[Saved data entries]
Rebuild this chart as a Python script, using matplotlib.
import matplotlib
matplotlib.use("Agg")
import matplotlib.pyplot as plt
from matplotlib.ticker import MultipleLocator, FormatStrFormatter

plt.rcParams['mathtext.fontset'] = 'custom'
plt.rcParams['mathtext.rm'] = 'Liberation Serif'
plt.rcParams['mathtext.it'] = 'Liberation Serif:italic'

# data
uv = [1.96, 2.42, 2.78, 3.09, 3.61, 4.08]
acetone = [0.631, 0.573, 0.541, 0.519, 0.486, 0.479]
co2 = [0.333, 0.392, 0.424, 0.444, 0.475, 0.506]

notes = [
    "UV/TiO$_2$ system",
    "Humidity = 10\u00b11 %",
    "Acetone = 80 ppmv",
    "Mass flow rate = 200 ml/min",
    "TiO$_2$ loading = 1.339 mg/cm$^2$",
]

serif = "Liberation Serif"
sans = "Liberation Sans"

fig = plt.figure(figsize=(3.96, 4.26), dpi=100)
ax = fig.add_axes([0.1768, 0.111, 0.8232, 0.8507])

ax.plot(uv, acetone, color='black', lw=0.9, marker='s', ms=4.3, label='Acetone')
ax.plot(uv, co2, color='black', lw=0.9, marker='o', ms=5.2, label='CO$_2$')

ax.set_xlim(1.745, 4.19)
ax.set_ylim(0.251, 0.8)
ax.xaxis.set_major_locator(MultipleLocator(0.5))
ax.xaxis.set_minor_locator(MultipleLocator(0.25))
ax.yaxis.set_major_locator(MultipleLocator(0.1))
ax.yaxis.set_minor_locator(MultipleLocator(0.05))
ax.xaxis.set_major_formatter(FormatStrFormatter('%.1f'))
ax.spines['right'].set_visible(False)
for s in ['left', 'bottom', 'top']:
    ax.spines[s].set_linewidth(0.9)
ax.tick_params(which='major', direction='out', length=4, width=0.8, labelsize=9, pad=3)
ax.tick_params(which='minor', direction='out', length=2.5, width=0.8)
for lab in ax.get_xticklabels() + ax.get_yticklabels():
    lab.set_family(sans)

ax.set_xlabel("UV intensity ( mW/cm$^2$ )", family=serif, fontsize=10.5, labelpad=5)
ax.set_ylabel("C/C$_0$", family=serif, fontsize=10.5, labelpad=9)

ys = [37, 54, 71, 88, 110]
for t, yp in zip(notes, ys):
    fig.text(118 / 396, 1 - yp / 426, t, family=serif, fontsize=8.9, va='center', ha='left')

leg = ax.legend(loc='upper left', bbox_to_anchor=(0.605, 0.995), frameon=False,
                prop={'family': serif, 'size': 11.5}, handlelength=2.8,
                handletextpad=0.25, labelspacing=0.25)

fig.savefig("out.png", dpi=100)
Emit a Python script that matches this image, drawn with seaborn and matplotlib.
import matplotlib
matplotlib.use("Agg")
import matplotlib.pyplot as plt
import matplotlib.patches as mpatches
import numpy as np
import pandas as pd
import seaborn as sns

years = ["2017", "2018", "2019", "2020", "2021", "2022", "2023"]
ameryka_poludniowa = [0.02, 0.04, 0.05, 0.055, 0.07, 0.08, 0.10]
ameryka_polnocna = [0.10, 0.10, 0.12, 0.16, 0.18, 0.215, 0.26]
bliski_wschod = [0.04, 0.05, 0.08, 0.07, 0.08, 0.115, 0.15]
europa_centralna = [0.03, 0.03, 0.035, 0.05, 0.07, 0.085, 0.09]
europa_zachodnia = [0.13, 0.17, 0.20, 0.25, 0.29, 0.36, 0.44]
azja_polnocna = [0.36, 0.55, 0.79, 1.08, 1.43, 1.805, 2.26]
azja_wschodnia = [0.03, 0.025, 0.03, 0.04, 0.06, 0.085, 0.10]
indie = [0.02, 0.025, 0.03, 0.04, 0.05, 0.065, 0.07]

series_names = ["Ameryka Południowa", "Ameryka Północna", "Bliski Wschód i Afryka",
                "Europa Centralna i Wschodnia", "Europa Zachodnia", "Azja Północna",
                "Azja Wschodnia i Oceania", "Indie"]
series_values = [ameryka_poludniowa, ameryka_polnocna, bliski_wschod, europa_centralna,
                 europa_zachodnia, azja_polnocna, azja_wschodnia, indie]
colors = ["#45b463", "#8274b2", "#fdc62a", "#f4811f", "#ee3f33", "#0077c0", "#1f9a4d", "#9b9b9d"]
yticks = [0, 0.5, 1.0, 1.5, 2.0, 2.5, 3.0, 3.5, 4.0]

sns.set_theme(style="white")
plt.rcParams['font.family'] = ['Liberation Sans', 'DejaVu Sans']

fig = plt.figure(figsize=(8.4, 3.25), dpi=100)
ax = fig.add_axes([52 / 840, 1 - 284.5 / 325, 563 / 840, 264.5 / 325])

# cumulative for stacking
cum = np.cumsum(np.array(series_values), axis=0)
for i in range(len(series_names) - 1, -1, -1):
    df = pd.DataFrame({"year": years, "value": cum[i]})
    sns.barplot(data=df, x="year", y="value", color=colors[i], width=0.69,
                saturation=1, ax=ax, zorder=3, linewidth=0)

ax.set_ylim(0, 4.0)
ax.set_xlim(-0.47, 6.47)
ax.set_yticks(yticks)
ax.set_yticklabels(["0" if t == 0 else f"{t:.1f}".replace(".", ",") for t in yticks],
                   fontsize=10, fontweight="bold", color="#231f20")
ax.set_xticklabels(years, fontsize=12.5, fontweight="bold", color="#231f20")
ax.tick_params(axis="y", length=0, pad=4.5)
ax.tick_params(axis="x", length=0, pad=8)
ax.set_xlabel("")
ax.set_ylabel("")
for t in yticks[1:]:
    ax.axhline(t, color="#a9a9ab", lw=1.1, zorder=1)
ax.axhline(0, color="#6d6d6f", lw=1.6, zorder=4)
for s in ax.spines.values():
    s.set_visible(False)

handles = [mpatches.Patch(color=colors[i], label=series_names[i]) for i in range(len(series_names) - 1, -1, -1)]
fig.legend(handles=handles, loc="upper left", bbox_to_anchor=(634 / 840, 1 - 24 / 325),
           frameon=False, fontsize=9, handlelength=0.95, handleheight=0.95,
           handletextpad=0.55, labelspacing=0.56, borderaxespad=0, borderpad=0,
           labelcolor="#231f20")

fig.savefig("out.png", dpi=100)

_Exercise brief:_
Restate each entry exactly, skipping none.

_Exercise solution:_
Rebuild this chart as a Python script, using matplotlib.
import matplotlib
matplotlib.use("Agg")
import matplotlib.pyplot as plt
from matplotlib.ticker import MultipleLocator, FormatStrFormatter

plt.rcParams['mathtext.fontset'] = 'custom'
plt.rcParams['mathtext.rm'] = 'Liberation Serif'
plt.rcParams['mathtext.it'] = 'Liberation Serif:italic'

# data
uv = [1.96, 2.42, 2.78, 3.09, 3.61, 4.08]
acetone = [0.631, 0.573, 0.541, 0.519, 0.486, 0.479]
co2 = [0.333, 0.392, 0.424, 0.444, 0.475, 0.506]

notes = [
    "UV/TiO$_2$ system",
    "Humidity = 10\u00b11 %",
    "Acetone = 80 ppmv",
    "Mass flow rate = 200 ml/min",
    "TiO$_2$ loading = 1.339 mg/cm$^2$",
]

serif = "Liberation Serif"
sans = "Liberation Sans"

fig = plt.figure(figsize=(3.96, 4.26), dpi=100)
ax = fig.add_axes([0.1768, 0.111, 0.8232, 0.8507])

ax.plot(uv, acetone, color='black', lw=0.9, marker='s', ms=4.3, label='Acetone')
ax.plot(uv, co2, color='black', lw=0.9, marker='o', ms=5.2, label='CO$_2$')

ax.set_xlim(1.745, 4.19)
ax.set_ylim(0.251, 0.8)
ax.xaxis.set_major_locator(MultipleLocator(0.5))
ax.xaxis.set_minor_locator(MultipleLocator(0.25))
ax.yaxis.set_major_locator(MultipleLocator(0.1))
ax.yaxis.set_minor_locator(MultipleLocator(0.05))
ax.xaxis.set_major_formatter(FormatStrFormatter('%.1f'))
ax.spines['right'].set_visible(False)
for s in ['left', 'bottom', 'top']:
    ax.spines[s].set_linewidth(0.9)
ax.tick_params(which='major', direction='out', length=4, width=0.8, labelsize=9, pad=3)
ax.tick_params(which='minor', direction='out', length=2.5, width=0.8)
for lab in ax.get_xticklabels() + ax.get_yticklabels():
    lab.set_family(sans)

ax.set_xlabel("UV intensity ( mW/cm$^2$ )", family=serif, fontsize=10.5, labelpad=5)
ax.set_ylabel("C/C$_0$", family=serif, fontsize=10.5, labelpad=9)

ys = [37, 54, 71, 88, 110]
for t, yp in zip(notes, ys):
    fig.text(118 / 396, 1 - yp / 426, t, family=serif, fontsize=8.9, va='center', ha='left')

leg = ax.legend(loc='upper left', bbox_to_anchor=(0.605, 0.995), frameon=False,
                prop={'family': serif, 'size': 11.5}, handlelength=2.8,
                handletextpad=0.25, labelspacing=0.25)

fig.savefig("out.png", dpi=100)
Emit a Python script that matches this image, drawn with seaborn and matplotlib.
import matplotlib
matplotlib.use("Agg")
import matplotlib.pyplot as plt
import matplotlib.patches as mpatches
import numpy as np
import pandas as pd
import seaborn as sns

years = ["2017", "2018", "2019", "2020", "2021", "2022", "2023"]
ameryka_poludniowa = [0.02, 0.04, 0.05, 0.055, 0.07, 0.08, 0.10]
ameryka_polnocna = [0.10, 0.10, 0.12, 0.16, 0.18, 0.215, 0.26]
bliski_wschod = [0.04, 0.05, 0.08, 0.07, 0.08, 0.115, 0.15]
europa_centralna = [0.03, 0.03, 0.035, 0.05, 0.07, 0.085, 0.09]
europa_zachodnia = [0.13, 0.17, 0.20, 0.25, 0.29, 0.36, 0.44]
azja_polnocna = [0.36, 0.55, 0.79, 1.08, 1.43, 1.805, 2.26]
azja_wschodnia = [0.03, 0.025, 0.03, 0.04, 0.06, 0.085, 0.10]
indie = [0.02, 0.025, 0.03, 0.04, 0.05, 0.065, 0.07]

series_names = ["Ameryka Południowa", "Ameryka Północna", "Bliski Wschód i Afryka",
                "Europa Centralna i Wschodnia", "Europa Zachodnia", "Azja Północna",
                "Azja Wschodnia i Oceania", "Indie"]
series_values = [ameryka_poludniowa, ameryka_polnocna, bliski_wschod, europa_centralna,
                 europa_zachodnia, azja_polnocna, azja_wschodnia, indie]
colors = ["#45b463", "#8274b2", "#fdc62a", "#f4811f", "#ee3f33", "#0077c0", "#1f9a4d", "#9b9b9d"]
yticks = [0, 0.5, 1.0, 1.5, 2.0, 2.5, 3.0, 3.5, 4.0]

sns.set_theme(style="white")
plt.rcParams['font.family'] = ['Liberation Sans', 'DejaVu Sans']

fig = plt.figure(figsize=(8.4, 3.25), dpi=100)
ax = fig.add_axes([52 / 840, 1 - 284.5 / 325, 563 / 840, 264.5 / 325])

# cumulative for stacking
cum = np.cumsum(np.array(series_values), axis=0)
for i in range(len(series_names) - 1, -1, -1):
    df = pd.DataFrame({"year": years, "value": cum[i]})
    sns.barplot(data=df, x="year", y="value", color=colors[i], width=0.69,
                saturation=1, ax=ax, zorder=3, linewidth=0)

ax.set_ylim(0, 4.0)
ax.set_xlim(-0.47, 6.47)
ax.set_yticks(yticks)
ax.set_yticklabels(["0" if t == 0 else f"{t:.1f}".replace(".", ",") for t in yticks],
                   fontsize=10, fontweight="bold", color="#231f20")
ax.set_xticklabels(years, fontsize=12.5, fontweight="bold", color="#231f20")
ax.tick_params(axis="y", length=0, pad=4.5)
ax.tick_params(axis="x", length=0, pad=8)
ax.set_xlabel("")
ax.set_ylabel("")
for t in yticks[1:]:
    ax.axhline(t, color="#a9a9ab", lw=1.1, zorder=1)
ax.axhline(0, color="#6d6d6f", lw=1.6, zorder=4)
for s in ax.spines.values():
    s.set_visible(False)

handles = [mpatches.Patch(color=colors[i], label=series_names[i]) for i in range(len(series_names) - 1, -1, -1)]
fig.legend(handles=handles, loc="upper left", bbox_to_anchor=(634 / 840, 1 - 24 / 325),
           frameon=False, fontsize=9, handlelength=0.95, handleheight=0.95,
           handletextpad=0.55, labelspacing=0.56, borderaxespad=0, borderpad=0,
           labelcolor="#231f20")

fig.savefig("out.png", dpi=100)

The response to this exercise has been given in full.